start DATASET EXTRACT
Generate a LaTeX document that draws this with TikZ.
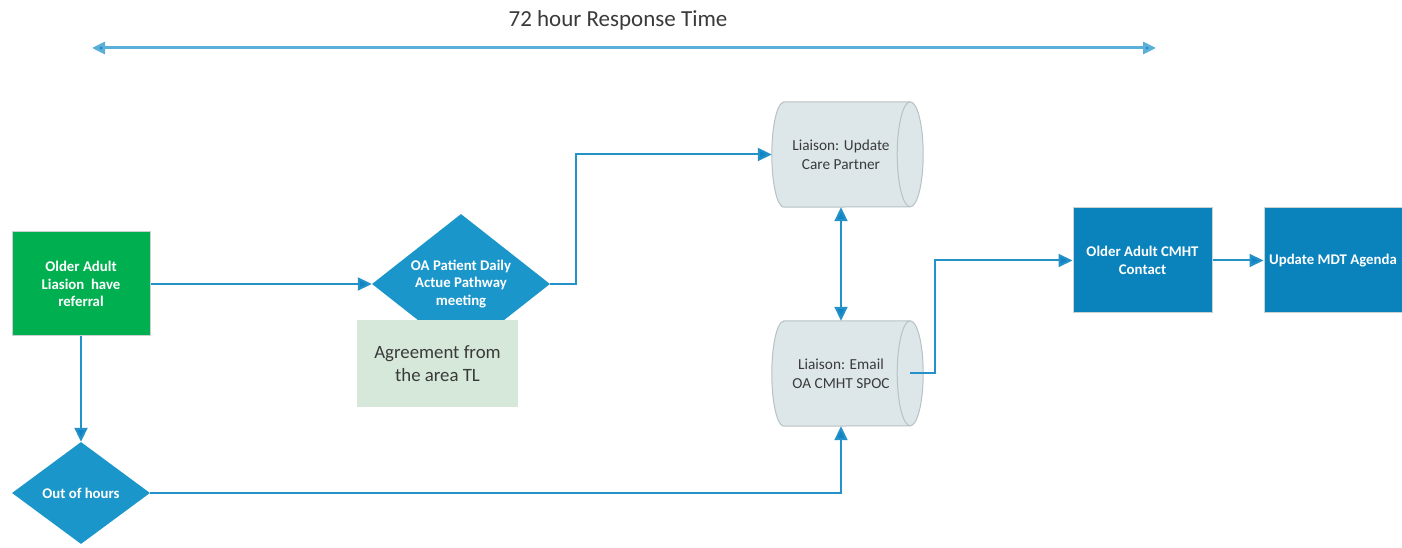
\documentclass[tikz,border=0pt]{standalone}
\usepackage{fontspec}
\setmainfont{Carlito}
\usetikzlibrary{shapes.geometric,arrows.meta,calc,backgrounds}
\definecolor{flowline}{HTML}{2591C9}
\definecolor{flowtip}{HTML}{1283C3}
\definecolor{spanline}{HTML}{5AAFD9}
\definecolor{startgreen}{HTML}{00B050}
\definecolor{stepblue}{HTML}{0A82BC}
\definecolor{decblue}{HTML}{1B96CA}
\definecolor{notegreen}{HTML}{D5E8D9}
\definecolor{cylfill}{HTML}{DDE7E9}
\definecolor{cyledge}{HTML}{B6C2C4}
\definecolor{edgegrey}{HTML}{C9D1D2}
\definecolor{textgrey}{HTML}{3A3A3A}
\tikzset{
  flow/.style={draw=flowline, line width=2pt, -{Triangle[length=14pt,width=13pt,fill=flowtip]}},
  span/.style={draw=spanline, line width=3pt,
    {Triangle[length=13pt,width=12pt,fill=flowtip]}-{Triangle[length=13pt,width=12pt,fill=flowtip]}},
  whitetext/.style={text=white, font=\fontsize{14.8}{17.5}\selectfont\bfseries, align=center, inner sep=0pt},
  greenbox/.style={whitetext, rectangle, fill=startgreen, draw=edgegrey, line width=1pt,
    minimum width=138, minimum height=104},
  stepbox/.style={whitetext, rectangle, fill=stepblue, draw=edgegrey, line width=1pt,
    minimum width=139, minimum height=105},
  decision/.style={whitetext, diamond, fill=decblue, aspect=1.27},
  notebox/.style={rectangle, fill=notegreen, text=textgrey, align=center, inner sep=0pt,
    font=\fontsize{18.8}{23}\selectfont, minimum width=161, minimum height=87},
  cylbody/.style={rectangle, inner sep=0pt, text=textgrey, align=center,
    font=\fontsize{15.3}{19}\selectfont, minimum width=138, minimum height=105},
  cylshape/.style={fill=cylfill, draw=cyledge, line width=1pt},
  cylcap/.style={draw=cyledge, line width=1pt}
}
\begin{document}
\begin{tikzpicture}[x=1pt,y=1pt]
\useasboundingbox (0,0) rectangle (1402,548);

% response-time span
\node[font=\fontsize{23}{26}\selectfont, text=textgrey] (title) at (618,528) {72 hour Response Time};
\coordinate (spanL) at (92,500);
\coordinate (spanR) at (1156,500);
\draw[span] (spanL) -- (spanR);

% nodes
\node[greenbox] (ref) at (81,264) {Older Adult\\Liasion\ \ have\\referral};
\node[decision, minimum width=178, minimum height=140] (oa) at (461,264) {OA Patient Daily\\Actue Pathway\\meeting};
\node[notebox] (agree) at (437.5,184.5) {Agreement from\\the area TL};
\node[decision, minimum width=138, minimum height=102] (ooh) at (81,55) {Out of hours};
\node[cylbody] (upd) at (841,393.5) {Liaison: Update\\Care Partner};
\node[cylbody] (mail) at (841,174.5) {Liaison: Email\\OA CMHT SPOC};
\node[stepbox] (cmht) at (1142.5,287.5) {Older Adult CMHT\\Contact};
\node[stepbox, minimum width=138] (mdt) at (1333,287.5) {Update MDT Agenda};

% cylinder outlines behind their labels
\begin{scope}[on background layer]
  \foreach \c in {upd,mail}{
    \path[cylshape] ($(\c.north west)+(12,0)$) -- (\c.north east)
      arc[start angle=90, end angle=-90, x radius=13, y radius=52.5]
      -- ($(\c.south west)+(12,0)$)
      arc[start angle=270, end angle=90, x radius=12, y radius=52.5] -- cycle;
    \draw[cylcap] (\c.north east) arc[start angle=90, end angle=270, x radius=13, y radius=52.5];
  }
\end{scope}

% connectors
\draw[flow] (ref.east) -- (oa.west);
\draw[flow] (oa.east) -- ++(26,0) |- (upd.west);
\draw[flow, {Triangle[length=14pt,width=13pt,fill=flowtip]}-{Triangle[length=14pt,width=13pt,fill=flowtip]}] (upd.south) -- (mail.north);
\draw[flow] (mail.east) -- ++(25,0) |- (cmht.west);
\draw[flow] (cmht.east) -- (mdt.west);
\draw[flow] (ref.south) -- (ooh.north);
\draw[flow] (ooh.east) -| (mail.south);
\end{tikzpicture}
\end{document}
end DATASET EXTRACT
▸ GOAL:
Exactly restate the lines from the beginning of the data through the line with "(spanL) -- (spanR);", and no others, keeping pictures out.

▸ EXERCISE ANSWER:
Generate a LaTeX document that draws this with TikZ.
\documentclass[tikz,border=0pt]{standalone}
\usepackage{fontspec}
\setmainfont{Carlito}
\usetikzlibrary{shapes.geometric,arrows.meta,calc,backgrounds}
\definecolor{flowline}{HTML}{2591C9}
\definecolor{flowtip}{HTML}{1283C3}
\definecolor{spanline}{HTML}{5AAFD9}
\definecolor{startgreen}{HTML}{00B050}
\definecolor{stepblue}{HTML}{0A82BC}
\definecolor{decblue}{HTML}{1B96CA}
\definecolor{notegreen}{HTML}{D5E8D9}
\definecolor{cylfill}{HTML}{DDE7E9}
\definecolor{cyledge}{HTML}{B6C2C4}
\definecolor{edgegrey}{HTML}{C9D1D2}
\definecolor{textgrey}{HTML}{3A3A3A}
\tikzset{
  flow/.style={draw=flowline, line width=2pt, -{Triangle[length=14pt,width=13pt,fill=flowtip]}},
  span/.style={draw=spanline, line width=3pt,
    {Triangle[length=13pt,width=12pt,fill=flowtip]}-{Triangle[length=13pt,width=12pt,fill=flowtip]}},
  whitetext/.style={text=white, font=\fontsize{14.8}{17.5}\selectfont\bfseries, align=center, inner sep=0pt},
  greenbox/.style={whitetext, rectangle, fill=startgreen, draw=edgegrey, line width=1pt,
    minimum width=138, minimum height=104},
  stepbox/.style={whitetext, rectangle, fill=stepblue, draw=edgegrey, line width=1pt,
    minimum width=139, minimum height=105},
  decision/.style={whitetext, diamond, fill=decblue, aspect=1.27},
  notebox/.style={rectangle, fill=notegreen, text=textgrey, align=center, inner sep=0pt,
    font=\fontsize{18.8}{23}\selectfont, minimum width=161, minimum height=87},
  cylbody/.style={rectangle, inner sep=0pt, text=textgrey, align=center,
    font=\fontsize{15.3}{19}\selectfont, minimum width=138, minimum height=105},
  cylshape/.style={fill=cylfill, draw=cyledge, line width=1pt},
  cylcap/.style={draw=cyledge, line width=1pt}
}
\begin{document}
\begin{tikzpicture}[x=1pt,y=1pt]
\useasboundingbox (0,0) rectangle (1402,548);

% response-time span
\node[font=\fontsize{23}{26}\selectfont, text=textgrey] (title) at (618,528) {72 hour Response Time};
\coordinate (spanL) at (92,500);
\coordinate (spanR) at (1156,500);
\draw[span] (spanL) -- (spanR);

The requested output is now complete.